* _TASK TO COMPLETE_
Make an exact copy of the lines, leaving the pictures out.
------------------------------------------------------------------------
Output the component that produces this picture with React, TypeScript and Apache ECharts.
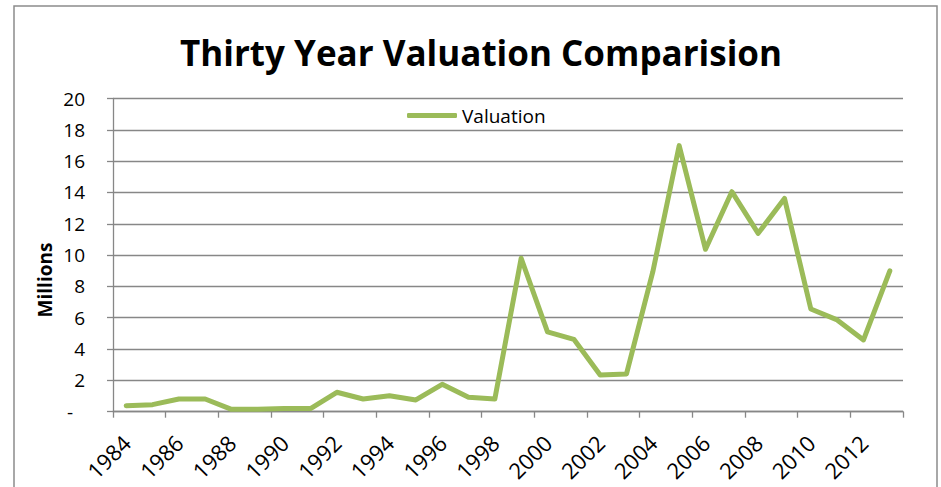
import React, { useEffect, useRef } from "react";
import * as echarts from "echarts";

const years: string[] = [
  "1984", "1985", "1986", "1987", "1988", "1989", "1990", "1991", "1992", "1993",
  "1994", "1995", "1996", "1997", "1998", "1999", "2000", "2001", "2002", "2003",
  "2004", "2005", "2006", "2007", "2008", "2009", "2010", "2011", "2012", "2013",
];

const valuation: number[] = [
  0.38, 0.45, 0.81, 0.81, 0.15, 0.15, 0.2, 0.2, 1.24, 0.81,
  1.02, 0.75, 1.75, 0.92, 0.81, 9.8, 5.1, 4.62, 2.34, 2.41,
  8.94, 16.99, 10.37, 14.05, 11.39, 13.62, 6.56, 5.86, 4.58, 8.99,
];

const titleText = "Thirty Year Valuation Comparision";
const seriesName = "Valuation";
const yAxisTitle = "Millions";

const FONT = "'Open Sans', 'Noto Sans', sans-serif";
const GRAY = "#878787";
const GREEN = "#9BBB59";

export default function App() {
  const ref = useRef<HTMLDivElement>(null);

  useEffect(() => {
    if (!ref.current) return;
    const chart = echarts.init(ref.current, null, { renderer: "svg" });
    chart.setOption({
      animation: false,
      backgroundColor: "#ffffff",
      textStyle: { fontFamily: FONT },
      title: {
        text: titleText,
        left: 175,
        top: 30,
        textStyle: { fontFamily: FONT, fontSize: 35, fontWeight: "bold", color: "#000" },
      },
      legend: {
        data: [seriesName],
        left: 407,
        top: 106,
        padding: 0,
        icon: "roundRect",
        itemWidth: 50,
        itemHeight: 5,
        itemStyle: { color: GREEN },
        textStyle: { fontFamily: FONT, fontSize: 19, color: "#000" },
      },
      graphic: [
        {
          type: "rect",
          shape: { x: 14, y: 6, width: 923, height: 520 },
          style: { fill: "none", stroke: "#8c8c8c", lineWidth: 1.5 },
          silent: true,
        },
        {
          type: "text",
          x: 45,
          y: 280,
          rotation: Math.PI / 2,
          style: {
            text: yAxisTitle,
            fontFamily: FONT,
            fontSize: 19,
            fontWeight: "bold",
            fill: "#000",
            align: "center",
            verticalAlign: "middle",
          },
        },
      ],
      grid: { left: 113, right: 38, top: 98.5, bottom: 75.3, outerBoundsMode: "none" },
      xAxis: {
        type: "category",
        data: years,
        boundaryGap: true,
        axisLine: { lineStyle: { color: GRAY, width: 1.3 } },
        axisTick: { show: true, interval: 1, length: 6, lineStyle: { color: GRAY, width: 1.3 } },
        axisLabel: {
          interval: 1,
          rotate: 45,
          margin: 27,
          fontFamily: FONT,
          fontSize: 22,
          lineHeight: 24,
          color: "#000",
        },
      },
      yAxis: {
        type: "value",
        min: 0,
        max: 20,
        interval: 2,
        axisLine: { show: true, lineStyle: { color: GRAY, width: 1.3 } },
        axisTick: { show: true, length: 6, lineStyle: { color: GRAY, width: 1.3 } },
        splitLine: { show: true, lineStyle: { color: GRAY, width: 1.3 } },
        axisLabel: {
          margin: 28,
          fontFamily: FONT,
          fontSize: 19,
          color: "#000",
          formatter: (v: number) => (v === 0 ? "{d|-}" : String(v)),
          rich: { d: { fontFamily: FONT, fontSize: 19, color: "#000", padding: [0, 12, 0, 0] } },
        },
      },
      series: [
        {
          name: seriesName,
          type: "line",
          data: valuation,
          symbol: "none",
          lineStyle: { color: GREEN, width: 5, join: "round", cap: "round" },
          itemStyle: { color: GREEN },
        },
      ],
    });
    return () => chart.dispose();
  }, []);

  return (
    <div
      ref={ref}
      style={{ position: "fixed", left: 0, top: 0, width: 941, height: 487 }}
    />
  );
}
------------------------------------------------------------------------
* _ANSWER IN FULL_
Output the component that produces this picture with React, TypeScript and Apache ECharts.
import React, { useEffect, useRef } from "react";
import * as echarts from "echarts";

const years: string[] = [
  "1984", "1985", "1986", "1987", "1988", "1989", "1990", "1991", "1992", "1993",
  "1994", "1995", "1996", "1997", "1998", "1999", "2000", "2001", "2002", "2003",
  "2004", "2005", "2006", "2007", "2008", "2009", "2010", "2011", "2012", "2013",
];

const valuation: number[] = [
  0.38, 0.45, 0.81, 0.81, 0.15, 0.15, 0.2, 0.2, 1.24, 0.81,
  1.02, 0.75, 1.75, 0.92, 0.81, 9.8, 5.1, 4.62, 2.34, 2.41,
  8.94, 16.99, 10.37, 14.05, 11.39, 13.62, 6.56, 5.86, 4.58, 8.99,
];

const titleText = "Thirty Year Valuation Comparision";
const seriesName = "Valuation";
const yAxisTitle = "Millions";

const FONT = "'Open Sans', 'Noto Sans', sans-serif";
const GRAY = "#878787";
const GREEN = "#9BBB59";

export default function App() {
  const ref = useRef<HTMLDivElement>(null);

  useEffect(() => {
    if (!ref.current) return;
    const chart = echarts.init(ref.current, null, { renderer: "svg" });
    chart.setOption({
      animation: false,
      backgroundColor: "#ffffff",
      textStyle: { fontFamily: FONT },
      title: {
        text: titleText,
        left: 175,
        top: 30,
        textStyle: { fontFamily: FONT, fontSize: 35, fontWeight: "bold", color: "#000" },
      },
      legend: {
        data: [seriesName],
        left: 407,
        top: 106,
        padding: 0,
        icon: "roundRect",
        itemWidth: 50,
        itemHeight: 5,
        itemStyle: { color: GREEN },
        textStyle: { fontFamily: FONT, fontSize: 19, color: "#000" },
      },
      graphic: [
        {
          type: "rect",
          shape: { x: 14, y: 6, width: 923, height: 520 },
          style: { fill: "none", stroke: "#8c8c8c", lineWidth: 1.5 },
          silent: true,
        },
        {
          type: "text",
          x: 45,
          y: 280,
          rotation: Math.PI / 2,
          style: {
            text: yAxisTitle,
            fontFamily: FONT,
            fontSize: 19,
            fontWeight: "bold",
            fill: "#000",
            align: "center",
            verticalAlign: "middle",
          },
        },
      ],
      grid: { left: 113, right: 38, top: 98.5, bottom: 75.3, outerBoundsMode: "none" },
      xAxis: {
        type: "category",
        data: years,
        boundaryGap: true,
        axisLine: { lineStyle: { color: GRAY, width: 1.3 } },
        axisTick: { show: true, interval: 1, length: 6, lineStyle: { color: GRAY, width: 1.3 } },
        axisLabel: {
          interval: 1,
          rotate: 45,
          margin: 27,
          fontFamily: FONT,
          fontSize: 22,
          lineHeight: 24,
          color: "#000",
        },
      },
      yAxis: {
        type: "value",
        min: 0,
        max: 20,
        interval: 2,
        axisLine: { show: true, lineStyle: { color: GRAY, width: 1.3 } },
        axisTick: { show: true, length: 6, lineStyle: { color: GRAY, width: 1.3 } },
        splitLine: { show: true, lineStyle: { color: GRAY, width: 1.3 } },
        axisLabel: {
          margin: 28,
          fontFamily: FONT,
          fontSize: 19,
          color: "#000",
          formatter: (v: number) => (v === 0 ? "{d|-}" : String(v)),
          rich: { d: { fontFamily: FONT, fontSize: 19, color: "#000", padding: [0, 12, 0, 0] } },
        },
      },
      series: [
        {
          name: seriesName,
          type: "line",
          data: valuation,
          symbol: "none",
          lineStyle: { color: GREEN, width: 5, join: "round", cap: "round" },
          itemStyle: { color: GREEN },
        },
      ],
    });
    return () => chart.dispose();
  }, []);

  return (
    <div
      ref={ref}
      style={{ position: "fixed", left: 0, top: 0, width: 941, height: 487 }}
    />
  );
}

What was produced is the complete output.